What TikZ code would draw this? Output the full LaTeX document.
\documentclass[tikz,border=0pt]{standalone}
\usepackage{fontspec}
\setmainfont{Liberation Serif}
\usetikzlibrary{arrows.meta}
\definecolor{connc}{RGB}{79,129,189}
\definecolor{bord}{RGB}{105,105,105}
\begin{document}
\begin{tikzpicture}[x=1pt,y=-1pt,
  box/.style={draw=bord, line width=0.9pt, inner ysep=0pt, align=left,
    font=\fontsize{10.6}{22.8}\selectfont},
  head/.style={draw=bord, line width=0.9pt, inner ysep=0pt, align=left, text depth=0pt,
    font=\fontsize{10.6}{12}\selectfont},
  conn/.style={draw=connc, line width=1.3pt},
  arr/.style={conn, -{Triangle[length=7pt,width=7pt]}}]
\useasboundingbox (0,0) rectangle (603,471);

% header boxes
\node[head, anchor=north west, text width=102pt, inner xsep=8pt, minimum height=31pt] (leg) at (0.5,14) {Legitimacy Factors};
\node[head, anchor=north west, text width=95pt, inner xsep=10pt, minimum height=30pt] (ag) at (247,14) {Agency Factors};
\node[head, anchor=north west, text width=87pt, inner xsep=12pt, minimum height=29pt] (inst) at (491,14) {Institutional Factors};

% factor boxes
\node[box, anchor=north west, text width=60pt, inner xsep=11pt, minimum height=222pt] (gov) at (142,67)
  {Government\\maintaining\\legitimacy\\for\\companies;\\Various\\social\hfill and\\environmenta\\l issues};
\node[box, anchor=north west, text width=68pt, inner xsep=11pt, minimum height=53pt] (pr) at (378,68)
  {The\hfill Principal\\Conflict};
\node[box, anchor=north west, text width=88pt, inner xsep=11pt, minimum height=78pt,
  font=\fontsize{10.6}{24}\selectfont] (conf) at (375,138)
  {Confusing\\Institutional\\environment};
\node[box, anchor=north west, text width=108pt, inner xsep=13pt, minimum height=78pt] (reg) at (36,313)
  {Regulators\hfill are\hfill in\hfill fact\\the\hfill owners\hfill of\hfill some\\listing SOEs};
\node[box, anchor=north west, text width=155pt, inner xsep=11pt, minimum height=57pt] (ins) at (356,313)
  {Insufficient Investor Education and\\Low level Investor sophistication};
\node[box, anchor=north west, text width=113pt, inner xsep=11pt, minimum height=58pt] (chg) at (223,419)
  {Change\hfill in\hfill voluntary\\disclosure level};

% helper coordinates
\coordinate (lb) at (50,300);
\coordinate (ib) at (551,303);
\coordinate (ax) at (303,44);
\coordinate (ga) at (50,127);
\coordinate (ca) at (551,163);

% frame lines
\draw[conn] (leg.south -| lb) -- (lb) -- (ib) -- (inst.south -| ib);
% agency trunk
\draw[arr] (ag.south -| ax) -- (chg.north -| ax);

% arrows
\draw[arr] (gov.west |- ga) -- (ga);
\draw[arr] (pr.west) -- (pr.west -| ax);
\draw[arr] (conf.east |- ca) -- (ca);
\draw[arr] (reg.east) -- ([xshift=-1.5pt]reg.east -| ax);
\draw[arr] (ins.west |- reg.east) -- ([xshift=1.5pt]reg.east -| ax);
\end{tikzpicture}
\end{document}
---
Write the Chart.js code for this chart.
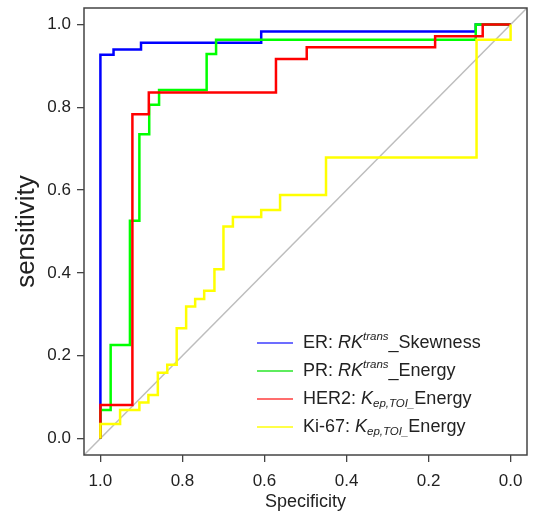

__What you will do__.
Write out again only the lines from the line containing "What TikZ code" through the line containing "text width=87pt, inner", both included, exactly as they are.

__The result__.
What TikZ code would draw this? Output the full LaTeX document.
\documentclass[tikz,border=0pt]{standalone}
\usepackage{fontspec}
\setmainfont{Liberation Serif}
\usetikzlibrary{arrows.meta}
\definecolor{connc}{RGB}{79,129,189}
\definecolor{bord}{RGB}{105,105,105}
\begin{document}
\begin{tikzpicture}[x=1pt,y=-1pt,
  box/.style={draw=bord, line width=0.9pt, inner ysep=0pt, align=left,
    font=\fontsize{10.6}{22.8}\selectfont},
  head/.style={draw=bord, line width=0.9pt, inner ysep=0pt, align=left, text depth=0pt,
    font=\fontsize{10.6}{12}\selectfont},
  conn/.style={draw=connc, line width=1.3pt},
  arr/.style={conn, -{Triangle[length=7pt,width=7pt]}}]
\useasboundingbox (0,0) rectangle (603,471);

% header boxes
\node[head, anchor=north west, text width=102pt, inner xsep=8pt, minimum height=31pt] (leg) at (0.5,14) {Legitimacy Factors};
\node[head, anchor=north west, text width=95pt, inner xsep=10pt, minimum height=30pt] (ag) at (247,14) {Agency Factors};
\node[head, anchor=north west, text width=87pt, inner xsep=12pt, minimum height=29pt] (inst) at (491,14) {Institutional Factors};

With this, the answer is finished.